В сходных координатах времени и пространства протекают и события, изображённые в «Последнем долге». За гибелью Аральского моря грозно маячат призраки тотальной катастрофы. Разумеется, такие масштабы предполагают эпический размах, более того – мифологическую универсальность. И поэтика «Последнего долга» соприродна этим понятиям. Но это удивительная эпопея – лирическая, – что уже есть противоречие в терминах, правда, противоречие, испытанное и преодолённое литературой ХХ века. Достаточно указать на «Улисса» и прежде всего на громаду «Поисков утраченного времени».
Джойс, Пруст – образцы куда уж выше, и всё равно любой писатель, ступающий на такой путь, сильно рискует. А Нурпеисов рискует вдвойне. Величественный в своей неподвижности эпос взрывается в «Последнем долге» человеческим присутствием, да с такой силой, что только смутное воспоминание о былой гармонии остаётся, даже земля – святая святых! – оказывается «средоточием непостоянства, измены и лжи». Но мало этого. Писатель идёт до конца, он целиком строит эпическое повествование в форме лирического высказывания – внутреннего монолога героя. Такого я что-то в мировой литературе не припомню.
Мир и интонация «Последнего долга» отличаются высокой мерой трагизма, и это не может быть иначе. При этом опоры жизни достаточно крепки, чтобы выдержать любое, даже самое страшное давление извне. Струна дрожит, но не рвётся, и гибель героя лишена апокалиптической безусловности. Едва слышный в финале романа трепет крыльев какой-то птахи обещает продолжение бытия. Как писал тот же гений иного, немецкого – и всемирного – духа, Иоганн Вольфганг Гёте, «в ничто прошедшее не канет».

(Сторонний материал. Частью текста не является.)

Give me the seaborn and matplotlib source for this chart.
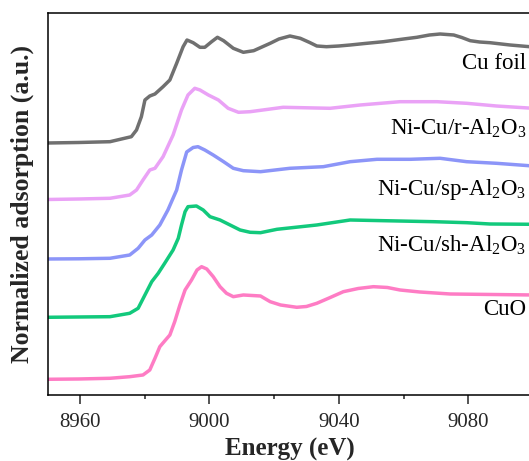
import numpy as np
import pandas as pd
import matplotlib
matplotlib.use("Agg")
import matplotlib.pyplot as plt
from matplotlib.ticker import MultipleLocator
import seaborn as sns

# Cu K-edge XANES, stacked curves (energy in eV, normalized absorption + offset)
cu_foil_E = [8950, 8959.7, 8969.3, 8975.9, 8977.5, 8979.0, 8980.1, 8981.6, 8983.2, 8985.7,
             8987.8, 8989.9, 8991.9, 8993.1, 8995.0, 8997.1, 8998.6, 9000.7, 9002.5, 9004.4,
             9007.4, 9010.5, 9013.7, 9018.8, 9021.5, 9024.9, 9028.1, 9031.0, 9033.2, 9036.2,
             9040.0, 9043.5, 9048.0, 9053.8, 9060.0, 9064.1, 9068.0, 9071.3, 9075.5, 9078.0,
             9080.6, 9083.5, 9086.7, 9092.9, 9100]
cu_foil = [2.52, 2.525, 2.533, 2.583, 2.65, 2.783, 2.95, 2.99, 3.01, 3.083,
           3.15, 3.317, 3.483, 3.55, 3.523, 3.477, 3.477, 3.533, 3.577, 3.543,
           3.467, 3.427, 3.443, 3.517, 3.56, 3.59, 3.567, 3.525, 3.49, 3.483,
           3.49, 3.50, 3.515, 3.533, 3.56, 3.577, 3.60, 3.61, 3.60, 3.575,
           3.543, 3.53, 3.523, 3.50, 3.48]

r_E = [8950, 8959.7, 8969.3, 8975.4, 8977.5, 8979.5, 8981.6, 8983.2, 8985.7, 8988.8,
       8991.4, 8993.4, 8995.5, 8997.1, 8999.7, 9002.8, 9005.8, 9009.0, 9012.6, 9022.8,
       9037.3, 9046.6, 9058.9, 9070.3, 9079.5, 9088.7, 9100]
r_al2o3 = [1.955, 1.96, 1.967, 2.00, 2.05, 2.15, 2.25, 2.267, 2.383, 2.60,
           2.85, 3.00, 3.067, 3.05, 3.00, 2.95, 2.867, 2.827, 2.833, 2.877,
           2.867, 2.90, 2.933, 2.933, 2.917, 2.89, 2.867]

sp_E = [8950, 8959.7, 8969.3, 8975.4, 8978.0, 8980.1, 8982.2, 8984.7, 8987.2, 8989.9,
        8991.4, 8993.0, 8995.0, 8996.5, 8998.6, 9001.2, 9004.4, 9007.4, 9010.5, 9015.8,
        9024.9, 9035.2, 9043.5, 9051.8, 9062.1, 9071.3, 9079.5, 9088.7, 9100]
sp_al2o3 = [1.36, 1.362, 1.367, 1.40, 1.467, 1.55, 1.60, 1.70, 1.85, 2.05,
            2.25, 2.43, 2.475, 2.483, 2.45, 2.40, 2.333, 2.267, 2.243, 2.233,
            2.267, 2.283, 2.333, 2.357, 2.357, 2.367, 2.333, 2.317, 2.29]

sh_E = [8950, 8959.7, 8969.3, 8975.4, 8978.0, 8980.1, 8982.2, 8984.2, 8986.2, 8988.8,
        8990.4, 8991.4, 8992.5, 8993.4, 8996.0, 8998.1, 9000.2, 9003.3, 9006.4, 9009.5,
        9012.6, 9015.8, 9020.9, 9033.2, 9043.5, 9053.8, 9069.3, 9079.5, 9086.7, 9100]
sh_al2o3 = [0.777, 0.78, 0.783, 0.817, 0.867, 1.00, 1.133, 1.217, 1.317, 1.45,
            1.567, 1.70, 1.833, 1.883, 1.89, 1.85, 1.783, 1.75, 1.70, 1.65,
            1.627, 1.623, 1.657, 1.70, 1.75, 1.743, 1.733, 1.723, 1.71, 1.707]

cuo_E = [8950, 8959.7, 8969.3, 8975.4, 8979.5, 8981.6, 8983.2, 8984.7, 8986.2, 8987.8,
         8989.3, 8990.9, 8992.5, 8994.5, 8996.2, 8997.6, 8999.2, 9001.2, 9003.3, 9005.3,
         9007.4, 9010.5, 9015.8, 9018.8, 9022.0, 9027.0, 9030.0, 9033.2, 9037.0, 9041.4,
         9046.0, 9050.7, 9055.0, 9058.9, 9065.0, 9074.4, 9100]
cuo = [0.157, 0.16, 0.167, 0.183, 0.20, 0.25, 0.367, 0.483, 0.54, 0.60,
       0.733, 0.90, 1.05, 1.15, 1.25, 1.283, 1.26, 1.183, 1.083, 1.017,
       0.983, 1.00, 0.99, 0.933, 0.90, 0.877, 0.885, 0.917, 0.97, 1.033,
       1.065, 1.083, 1.075, 1.05, 1.03, 1.01, 1.00]

labels = ["Cu foil", "Ni-Cu/r-Al$_2$O$_3$", "Ni-Cu/sp-Al$_2$O$_3$", "Ni-Cu/sh-Al$_2$O$_3$", "CuO"]
energies = [cu_foil_E, r_E, sp_E, sh_E, cuo_E]
spectra = [cu_foil, r_al2o3, sp_al2o3, sh_al2o3, cuo]
colors = ["#707070", "#eaa2f6", "#8c95f8", "#12c97c", "#fe7cc4"]

sns.set_style("ticks")
plt.rcParams["font.family"] = ["Liberation Serif", "DejaVu Serif"]
plt.rcParams["mathtext.fontset"] = "custom"
plt.rcParams["mathtext.rm"] = "Liberation Serif"
plt.rcParams["mathtext.it"] = "Liberation Serif:italic"
plt.rcParams["mathtext.bf"] = "Liberation Serif:bold"

fig = plt.figure(figsize=(5.29, 4.61), dpi=100)
ax = fig.add_axes([0.0898, 0.1432, 0.9178, 0.8286])

for E, mu, c in zip(energies, spectra, colors):
    sns.lineplot(x=E, y=mu, ax=ax, color=c, lw=2.5, sort=False, estimator=None,
                 solid_joinstyle="round", solid_capstyle="round")

# sample labels, right-aligned under each curve end
label_y = [3.26, 2.60, 2.00, 1.43, 0.80]
for lab, ly in zip(labels, label_y):
    ax.text(9098, ly, lab, ha="right", va="baseline", fontsize=16.5, color="black")

ax.set_xlim(8950, 9100)
ax.set_ylim(0, 3.82)
ax.xaxis.set_major_locator(MultipleLocator(40))
ax.xaxis.set_minor_locator(MultipleLocator(20))
ax.set_yticks([])
ax.tick_params(axis="x", which="major", length=6.5, width=1.1, pad=6.5, labelsize=15, direction="out")
ax.tick_params(axis="x", which="minor", length=3.1, width=1.1, direction="out")
for s in ["left", "bottom", "top"]:
    ax.spines[s].set_linewidth(1.1)
    ax.spines[s].set_color("black")
ax.spines["right"].set_visible(False)

ax.set_xlabel("Energy (eV)", fontsize=18, fontweight="bold")
ax.set_ylabel("Normalized adsorption (a.u.)", fontsize=18.5, fontweight="bold")
ax.xaxis.set_label_coords(0.5, -0.112)
ax.xaxis.label.set_va("top")
ax.yaxis.set_label_coords(-0.028, 0.5)

fig.savefig("out.png", dpi=100)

Любые сравнения хромают, но коль скоро я уж встал на этот скользкий путь, то позволю себе ещё одну – даже не параллель, но созвучие. На него наталкивают и реальные обстоятельства, и надежды на будущее.

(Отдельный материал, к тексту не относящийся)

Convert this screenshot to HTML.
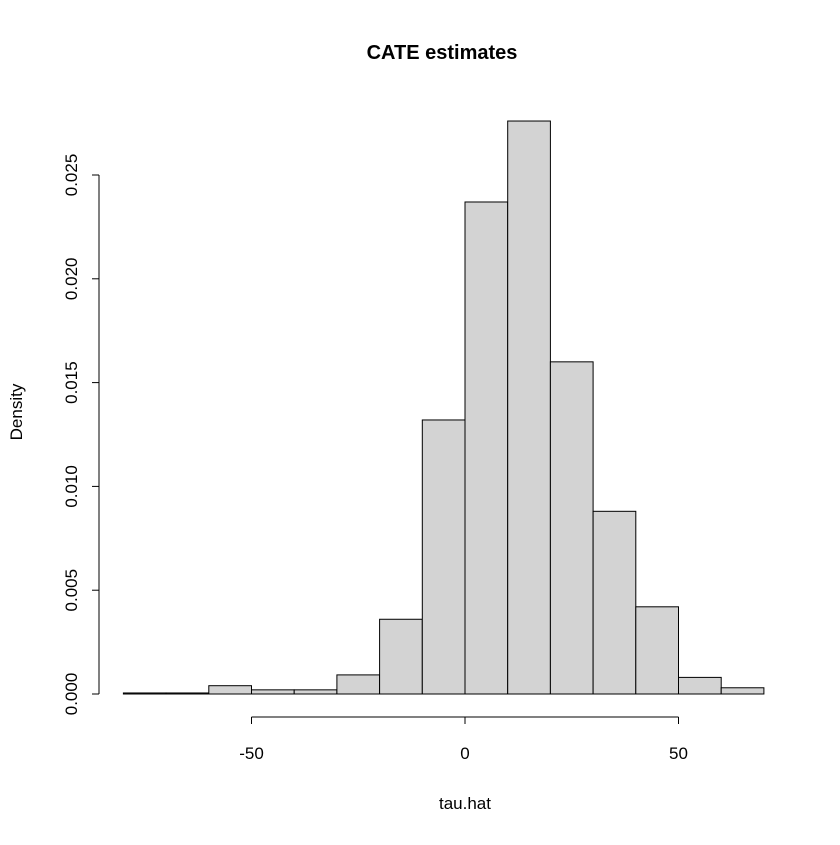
<!DOCTYPE html>
<html><head><meta charset="utf-8"><style>
body{margin:0;background:#fff}
svg text{font-family:"Liberation Sans",Arial,sans-serif;fill:#000}
</style></head><body>
<svg id="chart" width="840" height="840" viewBox="0 0 840 840">
<rect width="840" height="840" fill="#fff"/>
<text x="442" y="59" font-size="20" font-weight="bold" text-anchor="middle">CATE estimates</text>
<text x="465" y="809" font-size="17" text-anchor="middle">tau.hat</text>
<text transform="translate(22,412) rotate(-90)" font-size="17" text-anchor="middle">Density</text>
<g id="bars"></g>
<g id="xaxis"></g>
<g id="yaxis"></g>
</svg>
<script>
const binStarts=[-80,-70,-60,-50,-40,-30,-20,-10,0,10,20,30,40,50,60];
const binWidth=10;
const densities=[0.00005,0.00005,0.0004,0.0002,0.0002,0.00092,0.0036,0.0132,0.0237,0.0276,0.016,0.0088,0.0042,0.0008,0.0003];
const xTicks=[-50,0,50];
const yTicks=[0,0.005,0.010,0.015,0.020,0.025];
const yTickLabels=["0.000","0.005","0.010","0.015","0.020","0.025"];
const NS="http://www.w3.org/2000/svg";
const xs=v=>465+v*4.27;
const ys=v=>694-v*20760;
const bars=document.getElementById('bars');
binStarts.forEach((b,i)=>{
  const r=document.createElementNS(NS,'rect');
  
  
  const x0=xs(b),x1=xs(b+binWidth),y=ys(densities[i]);
  r.setAttribute('x',x0);r.setAttribute('width',x1-x0);
  r.setAttribute('y',y);r.setAttribute('height',Math.max(0,694-y));
  r.setAttribute('fill','#d3d3d3');r.setAttribute('stroke','#000');r.setAttribute('stroke-width','1');
  bars.appendChild(r);
});
const xa=document.getElementById('xaxis');
const xl=document.createElementNS(NS,'line');


xl.setAttribute('x1',xs(xTicks[0]));xl.setAttribute('x2',xs(xTicks[xTicks.length-1]));
xl.setAttribute('y1',717);xl.setAttribute('y2',717);xl.setAttribute('stroke','#000');
xa.appendChild(xl);
xTicks.forEach(t=>{
  const l=document.createElementNS(NS,'line');
  
  
  l.setAttribute('x1',xs(t));l.setAttribute('x2',xs(t));l.setAttribute('y1',717);l.setAttribute('y2',724);l.setAttribute('stroke','#000');
  xa.appendChild(l);
  const tx=document.createElementNS(NS,'text');
  
  
  tx.setAttribute('x',xs(t));tx.setAttribute('y',759);tx.setAttribute('font-size','17');tx.setAttribute('text-anchor','middle');
  tx.textContent=t;xa.appendChild(tx);
});
const ya=document.getElementById('yaxis');
const yl=document.createElementNS(NS,'line');


yl.setAttribute('x1',99);yl.setAttribute('x2',99);yl.setAttribute('y1',ys(yTicks[0]));yl.setAttribute('y2',ys(yTicks[yTicks.length-1]));yl.setAttribute('stroke','#000');
ya.appendChild(yl);
yTicks.forEach((t,i)=>{
  const l=document.createElementNS(NS,'line');
  
  
  l.setAttribute('x1',92);l.setAttribute('x2',99);l.setAttribute('y1',ys(t));l.setAttribute('y2',ys(t));l.setAttribute('stroke','#000');
  ya.appendChild(l);
  const tx=document.createElementNS(NS,'text');
  
  
  tx.setAttribute('transform','translate(77,'+ys(t)+') rotate(-90)');
  tx.setAttribute('font-size','17');tx.setAttribute('text-anchor','middle');
  tx.textContent=yTickLabels[i];ya.appendChild(tx);
});
</script>
</body></html>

Владимир Набоков, писатель по всей своей творческий сути от Нурпеисова чрезвычайно далёкий, завершил лучший, по-моему, из своих романов – «Дар» – стилизацией под онегинскую строфу. Вот самый её финал: «…продлённый призрак бытия синеет за чертой страницы, как завтрашние облака, – и не кончается строка».

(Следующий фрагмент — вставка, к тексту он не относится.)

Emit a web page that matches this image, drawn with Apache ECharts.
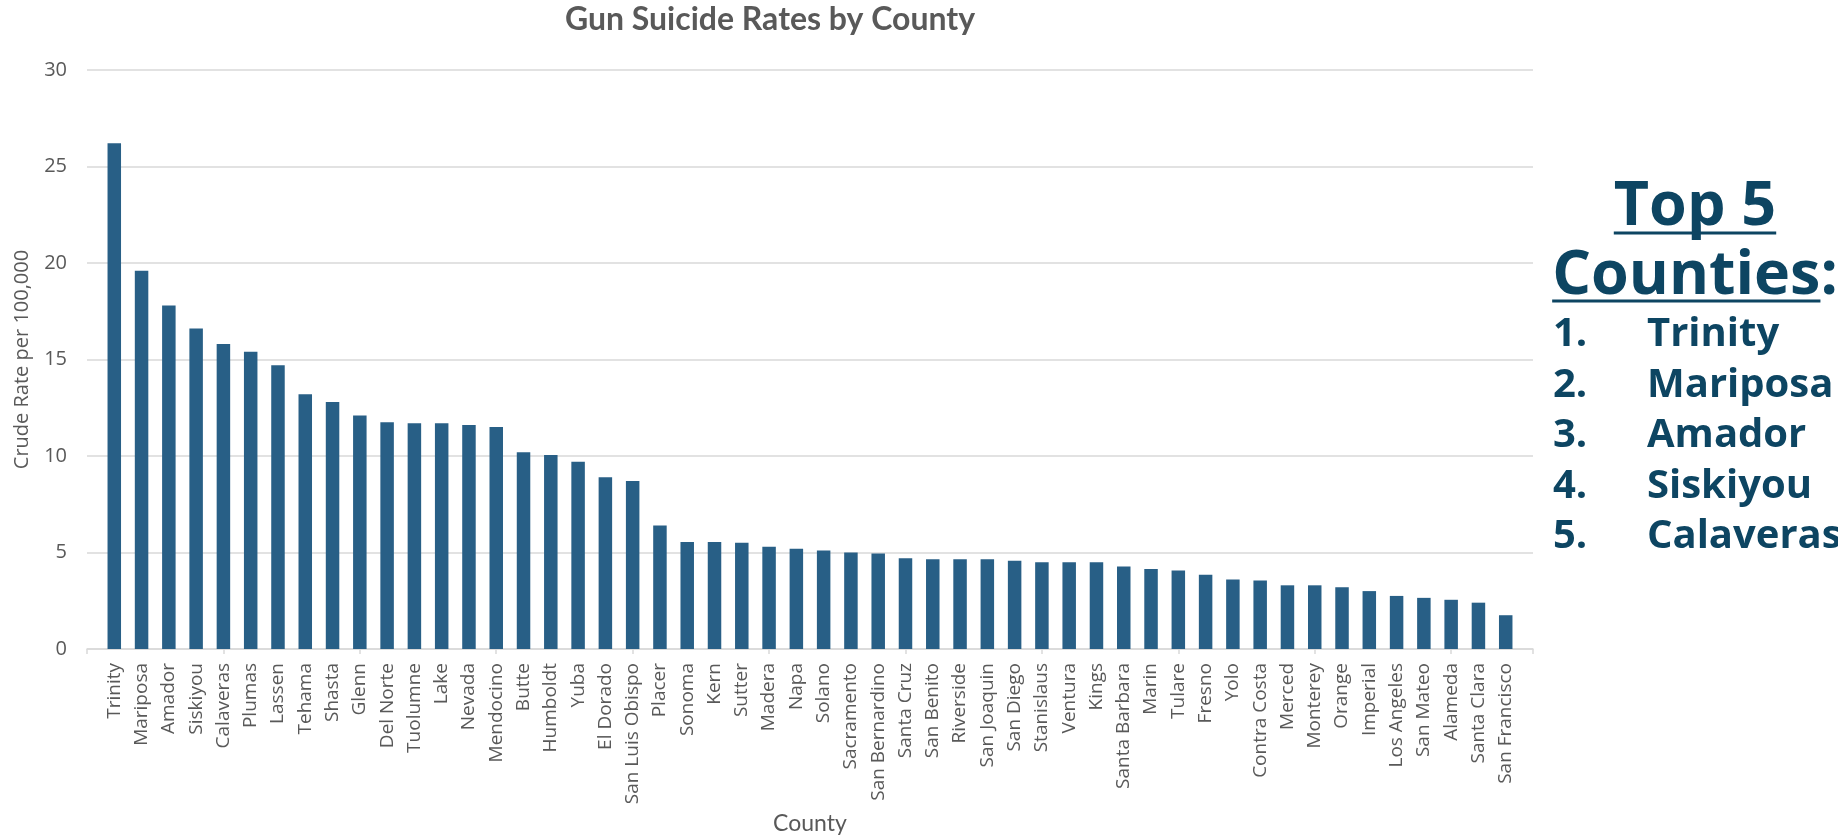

Применительно к опыту Абдижамила Нурпеисова эти слова имеют, как ни странно, смысл едва ли не буквальный. Годы – годами, но творческая энергия не убывает. Скоро «Последний долг» выйдет в Москве в новой редакции – автор решительно переписал начало романа, и получилось оно, на мой взгляд, более упругим и точным, нежели в общеизвестной версии. Внёс он важные изменения и в текст трилогии, также выходящей новым изданием. Так автор сделал к своей дате подарок и себе, и, главное, нам, его благодарным читателям.
Но «продолжающаяся строка» имеет и иной, более просторный смысл.
Pro captu lectoris habent sua fata libelli, писал древнеримский грамматик Теренциан Мавр, то есть примерно: книги имеют свою судьбу сообразно тому, кто их читает.
Судьба книг Абдижамила Нурпеисова в этом смысле счастлива – их полнокровная жизнь продолжается уже много десятков лет. Я верю в то, что и впредь удача им не изменит, более того, я верю в то, что новые поколения прочитают их лучше и точнее, чем прочитали мы.